Show lets you select any item from your inventory to show to the monster. This can be used for intimidation (e.g. showing a stack of iron skull caps to a goblin).

Give lets you give items to a monster, which in some cases, depending on the AI, lets you test the effects of items.

Note that a potential pitfall of such a system is that if it’s complex enough to do interesting things with, it is probably going to be hard to use without spoilers. And if it’s uncomplex enough, it runs the risk of most possible responses being “I don’t know/care about that”, which also makes it hard to use without spoilers. A middle ground between these is likely to require an enormous amount of work.

#2471

 · 
vanilla

The player can shove things, dealing no damage but pushing the monster back. The monster can resist and fail to be shoved; it will resist a lot if the terrain you’re trying to shove it onto is bad for it (like water). You can only shove if you have hands, and you cannot do it to small or tiny monsters. Possibly an AT_SHOV attack should also be introduced for monsters to shove the player.

#2378

 · 
vanilla

Command that saves your non-default, non-duplicated options to an autogenerated config file, or appends them to your existing config file, or writes out a config file with the wrong name and location (so you can copy and edit it).

#1468

 · 
vanilla

Separate command to pick up an item and put it into a bag immediately after, in 1 turn. Or an option that changes pickup behavior to this effect.
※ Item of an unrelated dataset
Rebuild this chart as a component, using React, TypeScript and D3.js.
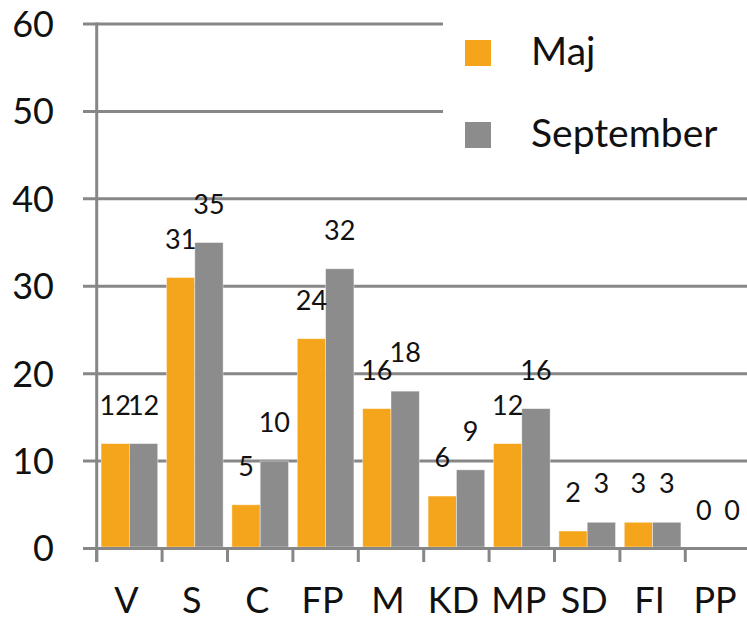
import React from "react";
import * as d3 from "d3";

const categories = ["V", "S", "C", "FP", "M", "KD", "MP", "SD", "FI", "PP"];
const seriesNames = ["Maj", "September"];
const majValues = [12, 31, 5, 24, 16, 6, 12, 2, 3, 0];
const septemberValues = [12, 35, 10, 32, 18, 9, 16, 3, 3, 0];
const yTicks = [0, 10, 20, 30, 40, 50, 60];
const colors = ["#F5A51C", "#8C8C8C"];

const W = 747;
const H = 620;
const FONT = "Lato, 'Open Sans', sans-serif";
const GRID = "#878787";

export default function App() {
  const x0 = 96.7;
  const step = 65.4;
  const x = d3.scaleBand<string>().domain(categories).range([x0, x0 + step * categories.length]).paddingInner(0).paddingOuter(0);
  const xs = d3.scaleBand<string>().domain(seriesNames).range([0, x.bandwidth()]).paddingInner(0).paddingOuter(0.155);
  const y = d3.scaleLinear().domain([0, 60]).range([548.5, 24]);
  const values = [majValues, septemberValues];
  const boundaries = d3.range(categories.length + 1).map((i) => x0 + i * step);

  return (
    <svg width={W} height={H} style={{ position: "absolute", left: 0, top: 0, background: "#fff" }}>
      <rect x={0} y={0} width={W} height={H} fill="#fff" />
      {yTicks.map((t) => (
        <line key={"g" + t} x1={83} x2={W} y1={y(t)} y2={y(t)} stroke={GRID} strokeWidth={3} />
      ))}
      {yTicks.map((t) => (
        <text key={"yl" + t} x={54} y={y(t)} dy="0.36em" textAnchor="end" fontFamily={FONT} fontSize={36} fill="#111">
          {t}
        </text>
      ))}
      {/* legend background */}
      <rect x={443} y={0} width={W - 443} height={180} fill="#fff" />
      {seriesNames.map((s, si) =>
        categories.map((c, ci) => {
          const v = values[si][ci];
          const bx = (x(c) as number) + (xs(s) as number);
          return (
            <rect
              key={s + c}
              x={bx}
              y={y(v)}
              width={xs.bandwidth()}
              height={Math.max(0, y(0) - y(v) - 1.5)}
              fill={colors[si]}
              stroke="#ffffff"
              strokeOpacity={0.5}
              strokeWidth={0.8}
            />
          );
        })
      )}
      <line x1={83} x2={W} y1={y(0)} y2={y(0)} stroke={GRID} strokeWidth={3} />
      <line x1={x0} x2={x0} y1={y(60) - 1.5} y2={562} stroke={GRID} strokeWidth={3} />
      {boundaries.map((b, i) => (
        <line key={"xt" + i} x1={b} x2={b} y1={y(0)} y2={562} stroke={GRID} strokeWidth={3} />
      ))}
      {seriesNames.map((s, si) =>
        categories.map((c, ci) => {
          const v = values[si][ci];
          const cx = (x(c) as number) + (xs(s) as number) + xs.bandwidth() / 2;
          return (
            <text key={"dl" + s + c} x={cx} y={y(v) - 29} textAnchor="middle" fontFamily={FONT} fontSize={27} fill="#111">
              {v}
            </text>
          );
        })
      )}
      {categories.map((c) => (
        <text
          key={"xl" + c}
          x={(x(c) as number) + x.bandwidth() / 2 - 3}
          y={613}
          textAnchor="middle"
          fontFamily={FONT}
          fontSize={36}
          fill="#111"
        >
          {c}
        </text>
      ))}
      {seriesNames.map((s, si) => (
        <g key={"lg" + s}>
          <rect x={465} y={40 + si * 82} width={26} height={26} fill={colors[si]} />
          <text x={531} y={65 + si * 82} fontFamily={FONT} fontSize={39} fill="#111">
            {s}
          </text>
        </g>
      ))}
    </svg>
  );
}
A #ragequit command, that quits the game without any confirmation. But it’s a non-autocompleting extended command, so you do have to type the whole word out.

#1368

 · 
vanilla

A command that you can prefix some action with to voluntarily make that interruptible action uninterruptible.

#1191

 · 
vanilla

Command that marks a given square with something that’s visible on the map but doesn’t exist in the actual game.

#649

 · 
vanilla

Escape as its own key should be used as an actual escape command, so you can do things like try to get out of pits and engulfers with it.

#520

 · 
vanilla

Have the tab key be a shortcut for auto-attacking monsters (at range or at polearm range).

#420

 · 
vanilla

Valkyries can fly at will with the #fly command, but it costs Pw per turn/flying action to maintain.

Command (generalization of #tip, or #dump, have both been suggested) to transfer all items from one container into another container without having to temporarily place them in your inventory. It would be better but perhaps harder to implement if you could pick and choose which items were being transferred, rather than all of them.